Zachary Mason is a Guildford, UK artist who records at home and releases music at a steady clip. He’s built a big backlog of demos since getting a recording kit from a relative, and he’s already well into double digits on singles. For “Sweetheart,” he brought in drummer Nate Barnes of Rose Hill Drive and bassist John Thomasson, who plays with Little Big Town, and worked with Derrick Lin for mix and master.
“Sweetheart” opens on distorted guitar and brings the vocal in almost immediately. The singing carries an atmospheric, melancholic tint, and it keeps that tone even as the band locks in underneath. The track has an 80s rock weight to it, romantic in theme, but with enough bite in the guitars to keep it from drifting into pure nostalgia.
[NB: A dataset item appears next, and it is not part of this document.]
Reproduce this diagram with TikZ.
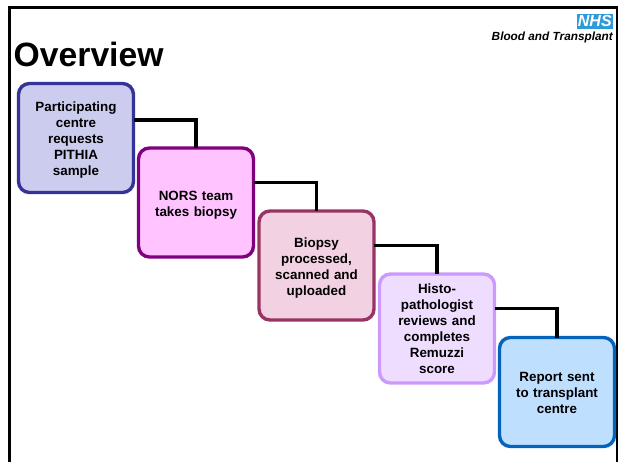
\documentclass[tikz,border=0pt]{standalone}
\usepackage{fontspec}
\setmainfont{Liberation Sans}
\usepackage{xcolor}
\usetikzlibrary{positioning}
\definecolor{boxa}{HTML}{333399}
\definecolor{fila}{HTML}{CCCCEE}
\definecolor{boxb}{HTML}{800080}
\definecolor{filb}{HTML}{FFC4FF}
\definecolor{boxc}{HTML}{993366}
\definecolor{filc}{HTML}{F2D2E2}
\definecolor{boxd}{HTML}{CC99FF}
\definecolor{fild}{HTML}{EEDDFF}
\definecolor{boxe}{HTML}{0563BB}
\definecolor{file}{HTML}{BFDFFF}
\definecolor{nhsblue}{HTML}{2E9BD8}
\tikzset{
    stage/.style={draw=#1, line width=3.4pt, rounded corners=11pt, minimum width=115pt, minimum height=109pt,
        text width=96pt, align=center, font=\bfseries\fontsize{13.4}{16}\selectfont, inner sep=0pt, outer sep=0pt,
        text height=14.6pt},
    link/.style={line width=3.6pt}
}
\begin{document}
\begin{tikzpicture}[x=1pt, y=-1pt]
        \useasboundingbox (0,0) rectangle (619,461);

        % Slide frame
        \draw[line width=2.2pt] (9.5,470) -- (9.5,7.5) -- (617,7.5) -- (617,470);

        % Heading
        \node[anchor=base west, inner sep=0pt, font=\bfseries\fontsize{33.7}{36}\selectfont] (title) at (13.5,66) {Overview};

        % Logo
        \node[fill=nhsblue, text=white, anchor=north east, minimum width=36pt, minimum height=14.5pt, inner sep=0pt,
            font=\bfseries\itshape\fontsize{16}{16}\selectfont] (nhs) at (613,14) {NHS};
        \node[anchor=base east, inner sep=0pt, font=\bfseries\itshape\fontsize{11.8}{12}\selectfont] (blood) at (613,40) {Blood and Transplant};

        % Stages
        \node[stage=boxa, fill=fila] (request) at (76,138) {Participating\\centre\\requests\\PITHIA\\sample};
        \node[stage=boxb, fill=filb] (biopsy) at (196,202.5) {NORS team\\takes biopsy};
        \node[stage=boxc, fill=filc] (scan) at (316.5,265.5) {Biopsy\\processed,\\scanned and\\uploaded};
        \node[stage=boxd, fill=fild, text height=10.6pt] (review) at (437,328.5) {Histo-\\pathologist\\reviews and\\completes\\Remuzzi\\score};
        \node[stage=boxe, fill=file, text height=11.6pt] (report) at (557,392) {Report sent\\to transplant\\centre};

        % Links
        \draw[link] ([yshift=18pt]request.east) -| (biopsy.north);
        \draw[link] ([yshift=20pt]biopsy.east) -| (scan.north);
        \draw[link] ([yshift=20pt]scan.east) -| (review.north);
        \draw[link] ([yshift=20pt]review.east) -| (report.north);
    \end{tikzpicture}
\end{document}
There are moments where the song leans into a posty feel, then snaps back to a more direct rock and metal push. The shifts don’t feel like big section changes so much as pressure changes, the same core idea played with different amounts of grit.
Mason describes the song as a straightforward love track, centered on the idea of a “sweetheart” and the stories that come with it. That framing fits the way the vocal is presented: close, direct, and built to carry the hook.

Sync fit: sports and fight promos, driving scenes, breakup flashbacks with a rock edge, and any film or TV moment that needs distorted guitars and a romantic hook without going soft.